begin

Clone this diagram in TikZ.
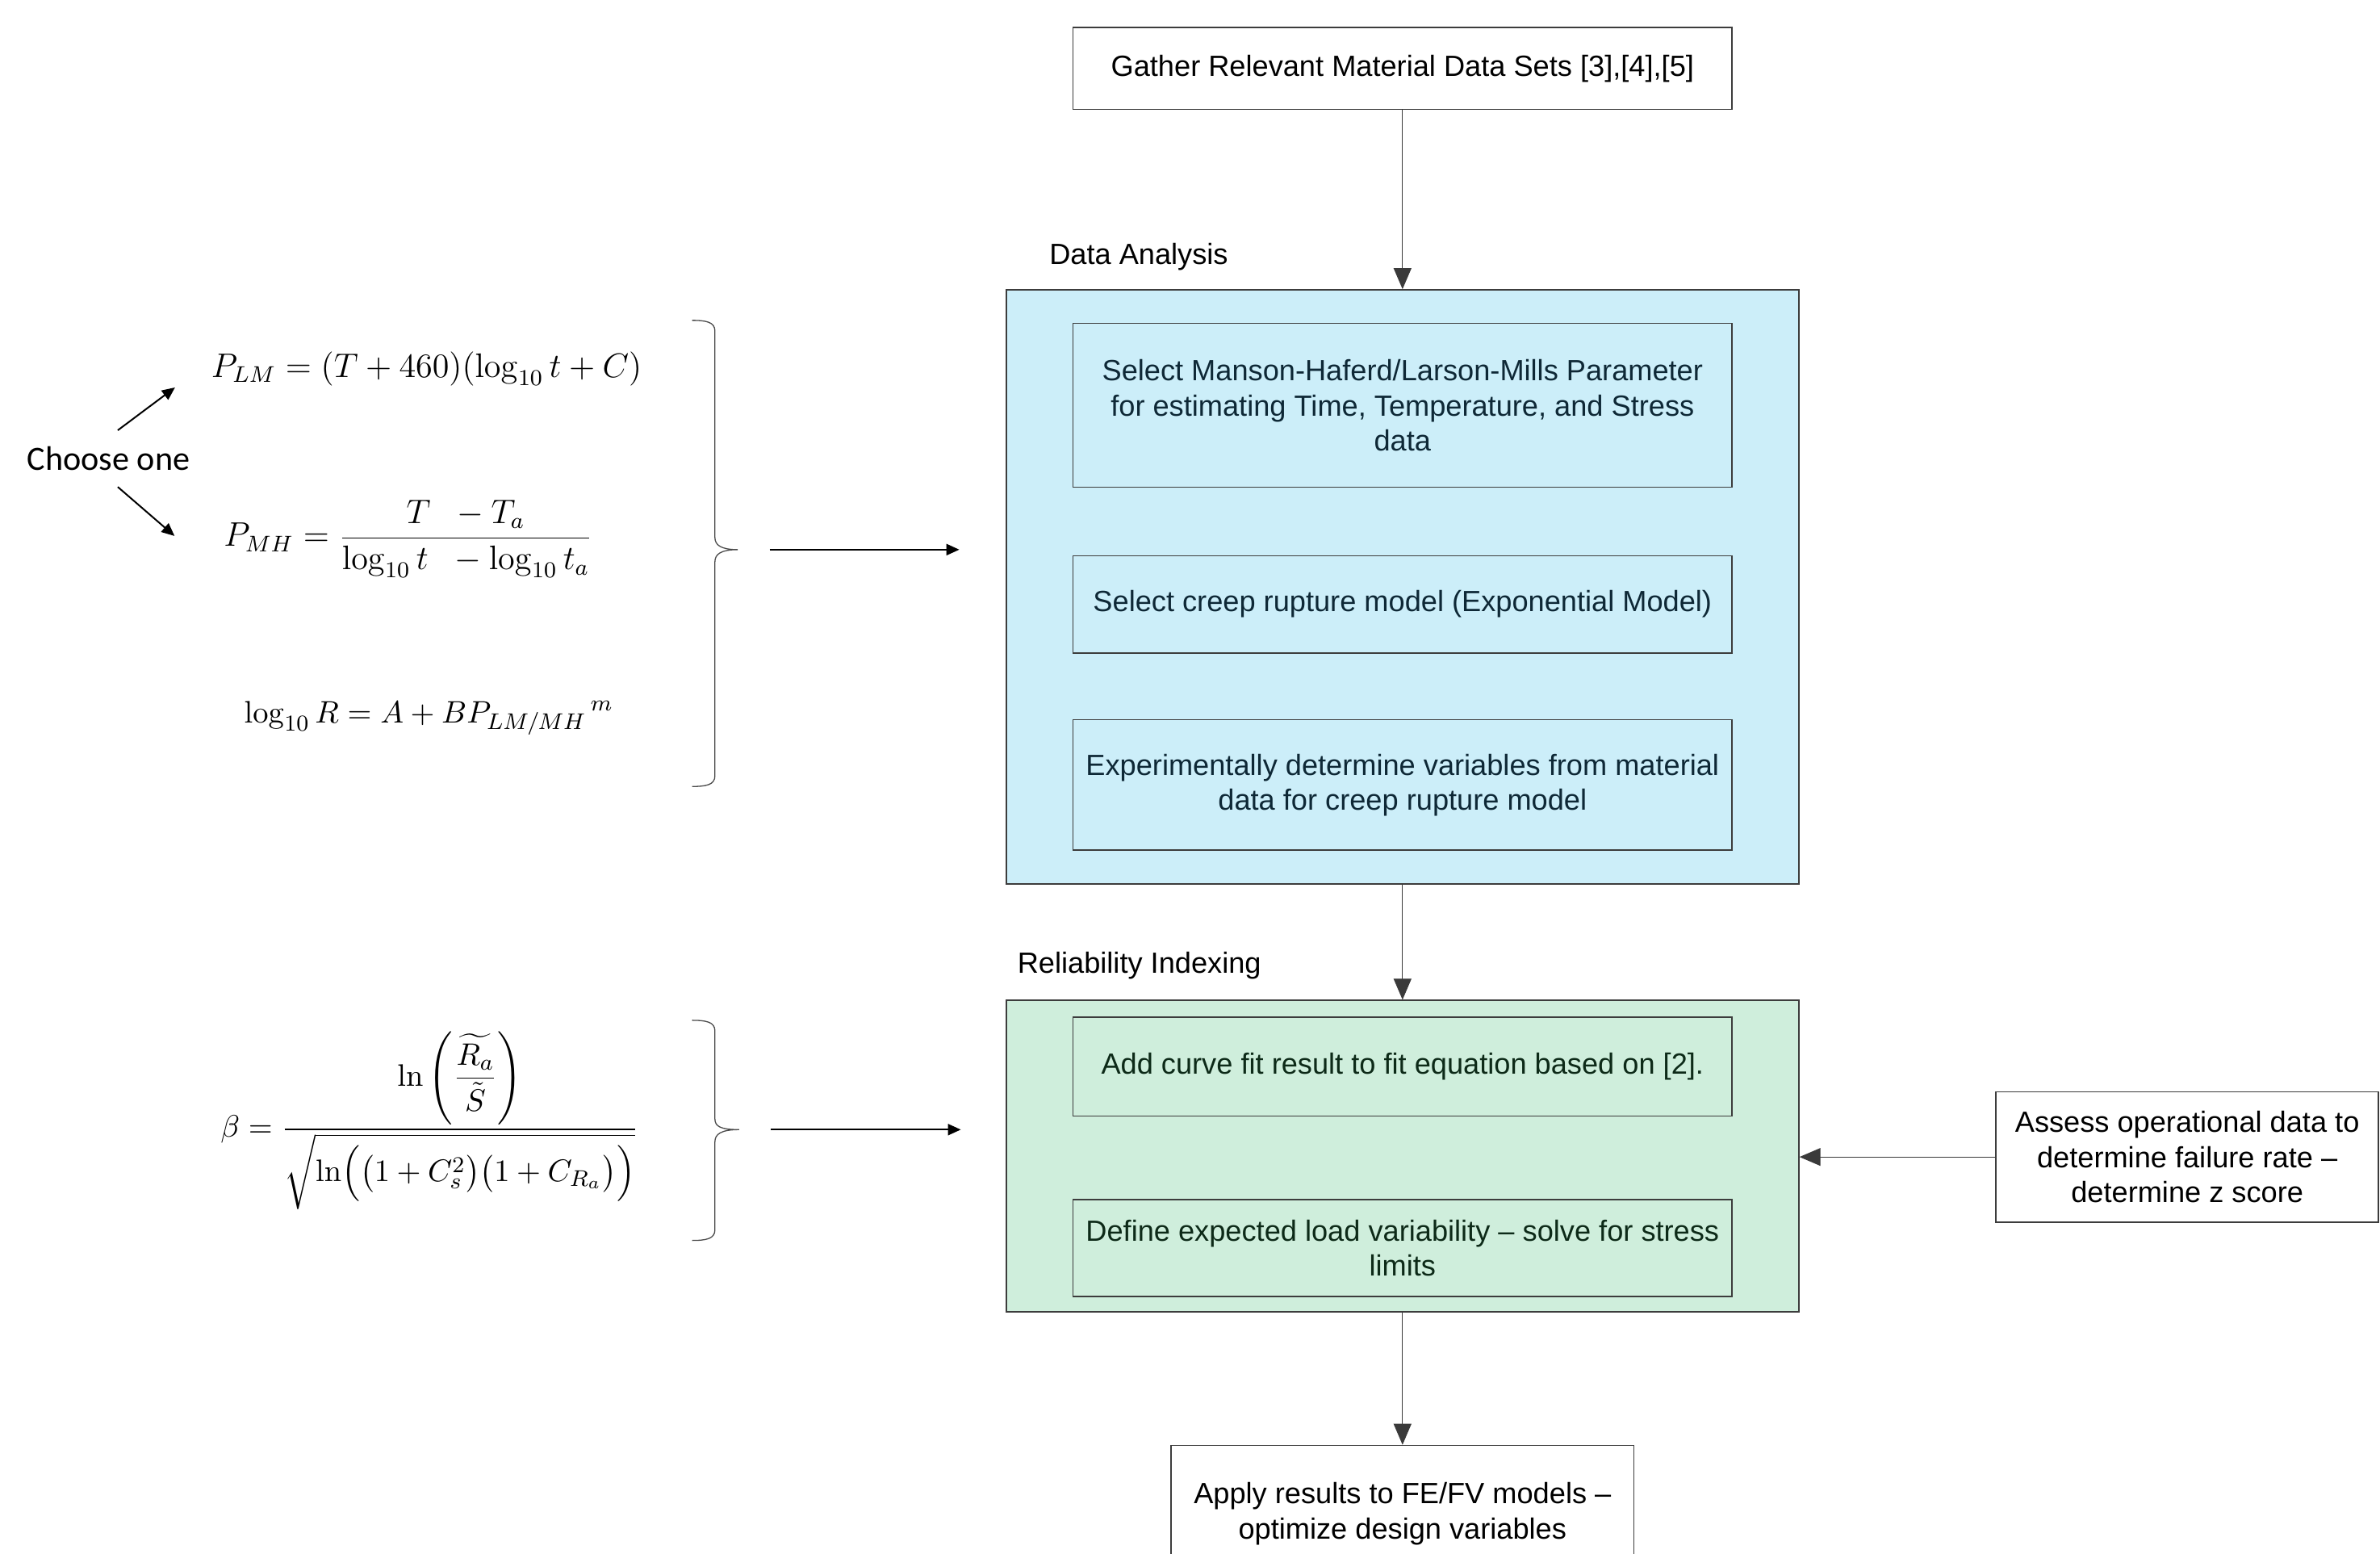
\documentclass[tikz,border=0pt]{standalone}
\usepackage{amsmath}
\usepackage[no-math]{fontspec}
\setmainfont{Liberation Sans}
\newfontfamily\calib{Carlito}
\usetikzlibrary{arrows.meta}
\definecolor{bluefill}{HTML}{CCEEF9}
\definecolor{greenfill}{HTML}{CFEEDC}
\definecolor{boxline}{HTML}{3C3C3C}
\definecolor{connline}{HTML}{3A3A3A}
\definecolor{bracegray}{HTML}{4A4A4A}
\definecolor{bluetext}{HTML}{0E2836}
\definecolor{greentext}{HTML}{0D2A18}
\newcommand\boxfont{\fontsize{10.3pt}{12.3pt}\selectfont}
\tikzset{
  box/.style={draw=boxline, line width=0.15mm, align=center, inner sep=0pt, font=\boxfont},
  container/.style={draw=boxline, line width=0.2mm, inner sep=0pt},
  flow/.style={draw=connline, line width=0.1mm, -{Triangle[length=2.6mm,width=2.2mm]}},
  thinarr/.style={line width=0.2mm, -{Triangle[length=1.6mm,width=1.4mm]}},
  eq/.style={inner sep=0pt, font=\fontsize{12pt}{14pt}\selectfont},
  bracestyle/.style={draw=bracegray, line width=0.13mm},
  grouplabel/.style={anchor=west, inner sep=0pt, font=\boxfont}
}
\begin{document}
\begin{tikzpicture}[x=0.18807mm, y=-0.18807mm]
\clip (0,0) rectangle (1568,1023);
\fill[white] (0,0) rectangle (1568,1023);

% top box
\node[box, fill=white, minimum width=81.62mm, minimum height=10.16mm] (gather) at (924,45)
  {Gather Relevant Material Data Sets [3],[4],[5]};

% Data analysis container
\node[grouplabel] (dalabel) at (691,169) {Data Analysis};
\node[container, fill=bluefill, minimum width=98.17mm, minimum height=73.54mm] (blue) at (924,386.5) {};
\node[box, text=bluetext, minimum width=81.62mm, minimum height=20.31mm] (sel1) at (924,267)
  {Select Manson-Haferd/Larson-Mills Parameter\\for estimating Time, Temperature, and Stress\\data};
\node[box, text=bluetext, minimum width=81.62mm, minimum height=12.04mm] (sel2) at (924,398)
  {Select creep rupture model (Exponential Model)};
\node[box, text=bluetext, minimum width=81.62mm, minimum height=16.17mm] (sel3) at (924,517)
  {Experimentally determine variables from material\\data for creep rupture model};

% Reliability indexing container
\node[grouplabel] (rilabel) at (670,636) {Reliability Indexing};
\node[container, fill=greenfill, minimum width=98.17mm, minimum height=38.55mm] (green) at (924,761.5) {};
\node[box, text=greentext, minimum width=81.62mm, minimum height=12.22mm] (add) at (924,702.5)
  {Add curve fit result to fit equation based on [2].};
\node[box, text=greentext, minimum width=81.62mm, minimum height=12.04mm] (def) at (924,822)
  {Define expected load variability -- solve for stress\\limits};

% side box
\node[box, fill=white, minimum width=47.39mm, minimum height=16.17mm] (assess) at (1441,762)
  {Assess operational data to\\determine failure rate --\\determine z score};

% bottom box
\node[box, fill=white, minimum width=57.36mm, minimum height=16.93mm] (apply) at (924,997)
  {Apply results to FE/FV models --\\optimize design variables};

% connectors
\draw[flow] (gather) -- (blue);
\draw[flow] (blue) -- (green);
\draw[flow] (green) -- (apply);
\draw[flow] (assess.west) -- (assess.west -| green.east);

% left side: equations
\node[inner sep=0pt, font=\calib\fontsize{12pt}{14pt}\selectfont] (choose) at (71.5,302) {Choose one};
\coordinate (c1s) at (77.6,283.4);
\coordinate (c1e) at (115.3,255.2);
\coordinate (c2s) at (77.6,320.7);
\coordinate (c2e) at (115,353);
\draw[thinarr] (c1s) -- (c1e);
\draw[thinarr] (c2s) -- (c2e);

\node[eq] (eqLM) at (281,243) {$P_{LM} = (T+460)(\log_{10} t + C)$};
\node[eq, font=\fontsize{11.8pt}{14pt}\selectfont] (eqMH) at (269,355) {$P_{MH} = \dfrac{T\;\; - T_a}{\log_{10} t\;\; - \log_{10} t_a}$};
\node[eq, font=\fontsize{11.3pt}{14pt}\selectfont] (eqR) at (282.5,473) {$\log_{10} R = A + B{P_{LM/MH}}^{\,m}$};
\node[eq, font=\fontsize{11.3pt}{14pt}\selectfont] (eqbeta) at (283,738)
  {$\beta = \dfrac{\ln\left(\dfrac{\widetilde{R_a}}{\tilde{S}}\right)}{\sqrt{\ln\Bigl(\bigl(1+C_s^2\bigr)\bigl(1+C_{R_a}\bigr)\Bigr)}}$};

% braces
\draw[bracestyle] (456,211) .. controls (465,211) and (471,212) .. (471,218) -- (471,354)
  .. controls (471,359) and (475,362) .. (486,362)
  .. controls (475,362) and (471,365) .. (471,370) -- (471,511)
  .. controls (471,517) and (465,518) .. (456,518);
\draw[bracestyle] (456,672) .. controls (465,672) and (471,673) .. (471,679) -- (471,737)
  .. controls (471,742) and (475,744) .. (487,744)
  .. controls (475,744) and (471,747) .. (471,752) -- (471,810)
  .. controls (471,816) and (465,817) .. (456,817);

\coordinate (b1s) at (507,362);
\coordinate (b1e) at (632,362);
\coordinate (b2s) at (508,744);
\coordinate (b2e) at (633,744);
\draw[thinarr] (b1s) -- (b1e);
\draw[thinarr] (b2s) -- (b2e);
\end{tikzpicture}
\end{document}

end

- _Exercise_
Working from the material above, transcribe it exactly while omitting pictures.

- _Exercise solution_
Clone this diagram in TikZ.
\documentclass[tikz,border=0pt]{standalone}
\usepackage{amsmath}
\usepackage[no-math]{fontspec}
\setmainfont{Liberation Sans}
\newfontfamily\calib{Carlito}
\usetikzlibrary{arrows.meta}
\definecolor{bluefill}{HTML}{CCEEF9}
\definecolor{greenfill}{HTML}{CFEEDC}
\definecolor{boxline}{HTML}{3C3C3C}
\definecolor{connline}{HTML}{3A3A3A}
\definecolor{bracegray}{HTML}{4A4A4A}
\definecolor{bluetext}{HTML}{0E2836}
\definecolor{greentext}{HTML}{0D2A18}
\newcommand\boxfont{\fontsize{10.3pt}{12.3pt}\selectfont}
\tikzset{
  box/.style={draw=boxline, line width=0.15mm, align=center, inner sep=0pt, font=\boxfont},
  container/.style={draw=boxline, line width=0.2mm, inner sep=0pt},
  flow/.style={draw=connline, line width=0.1mm, -{Triangle[length=2.6mm,width=2.2mm]}},
  thinarr/.style={line width=0.2mm, -{Triangle[length=1.6mm,width=1.4mm]}},
  eq/.style={inner sep=0pt, font=\fontsize{12pt}{14pt}\selectfont},
  bracestyle/.style={draw=bracegray, line width=0.13mm},
  grouplabel/.style={anchor=west, inner sep=0pt, font=\boxfont}
}
\begin{document}
\begin{tikzpicture}[x=0.18807mm, y=-0.18807mm]
\clip (0,0) rectangle (1568,1023);
\fill[white] (0,0) rectangle (1568,1023);

% top box
\node[box, fill=white, minimum width=81.62mm, minimum height=10.16mm] (gather) at (924,45)
  {Gather Relevant Material Data Sets [3],[4],[5]};

% Data analysis container
\node[grouplabel] (dalabel) at (691,169) {Data Analysis};
\node[container, fill=bluefill, minimum width=98.17mm, minimum height=73.54mm] (blue) at (924,386.5) {};
\node[box, text=bluetext, minimum width=81.62mm, minimum height=20.31mm] (sel1) at (924,267)
  {Select Manson-Haferd/Larson-Mills Parameter\\for estimating Time, Temperature, and Stress\\data};
\node[box, text=bluetext, minimum width=81.62mm, minimum height=12.04mm] (sel2) at (924,398)
  {Select creep rupture model (Exponential Model)};
\node[box, text=bluetext, minimum width=81.62mm, minimum height=16.17mm] (sel3) at (924,517)
  {Experimentally determine variables from material\\data for creep rupture model};

% Reliability indexing container
\node[grouplabel] (rilabel) at (670,636) {Reliability Indexing};
\node[container, fill=greenfill, minimum width=98.17mm, minimum height=38.55mm] (green) at (924,761.5) {};
\node[box, text=greentext, minimum width=81.62mm, minimum height=12.22mm] (add) at (924,702.5)
  {Add curve fit result to fit equation based on [2].};
\node[box, text=greentext, minimum width=81.62mm, minimum height=12.04mm] (def) at (924,822)
  {Define expected load variability -- solve for stress\\limits};

% side box
\node[box, fill=white, minimum width=47.39mm, minimum height=16.17mm] (assess) at (1441,762)
  {Assess operational data to\\determine failure rate --\\determine z score};

% bottom box
\node[box, fill=white, minimum width=57.36mm, minimum height=16.93mm] (apply) at (924,997)
  {Apply results to FE/FV models --\\optimize design variables};

% connectors
\draw[flow] (gather) -- (blue);
\draw[flow] (blue) -- (green);
\draw[flow] (green) -- (apply);
\draw[flow] (assess.west) -- (assess.west -| green.east);

% left side: equations
\node[inner sep=0pt, font=\calib\fontsize{12pt}{14pt}\selectfont] (choose) at (71.5,302) {Choose one};
\coordinate (c1s) at (77.6,283.4);
\coordinate (c1e) at (115.3,255.2);
\coordinate (c2s) at (77.6,320.7);
\coordinate (c2e) at (115,353);
\draw[thinarr] (c1s) -- (c1e);
\draw[thinarr] (c2s) -- (c2e);

\node[eq] (eqLM) at (281,243) {$P_{LM} = (T+460)(\log_{10} t + C)$};
\node[eq, font=\fontsize{11.8pt}{14pt}\selectfont] (eqMH) at (269,355) {$P_{MH} = \dfrac{T\;\; - T_a}{\log_{10} t\;\; - \log_{10} t_a}$};
\node[eq, font=\fontsize{11.3pt}{14pt}\selectfont] (eqR) at (282.5,473) {$\log_{10} R = A + B{P_{LM/MH}}^{\,m}$};
\node[eq, font=\fontsize{11.3pt}{14pt}\selectfont] (eqbeta) at (283,738)
  {$\beta = \dfrac{\ln\left(\dfrac{\widetilde{R_a}}{\tilde{S}}\right)}{\sqrt{\ln\Bigl(\bigl(1+C_s^2\bigr)\bigl(1+C_{R_a}\bigr)\Bigr)}}$};

% braces
\draw[bracestyle] (456,211) .. controls (465,211) and (471,212) .. (471,218) -- (471,354)
  .. controls (471,359) and (475,362) .. (486,362)
  .. controls (475,362) and (471,365) .. (471,370) -- (471,511)
  .. controls (471,517) and (465,518) .. (456,518);
\draw[bracestyle] (456,672) .. controls (465,672) and (471,673) .. (471,679) -- (471,737)
  .. controls (471,742) and (475,744) .. (487,744)
  .. controls (475,744) and (471,747) .. (471,752) -- (471,810)
  .. controls (471,816) and (465,817) .. (456,817);

\coordinate (b1s) at (507,362);
\coordinate (b1e) at (632,362);
\coordinate (b2s) at (508,744);
\coordinate (b2e) at (633,744);
\draw[thinarr] (b1s) -- (b1e);
\draw[thinarr] (b2s) -- (b2e);
\end{tikzpicture}
\end{document}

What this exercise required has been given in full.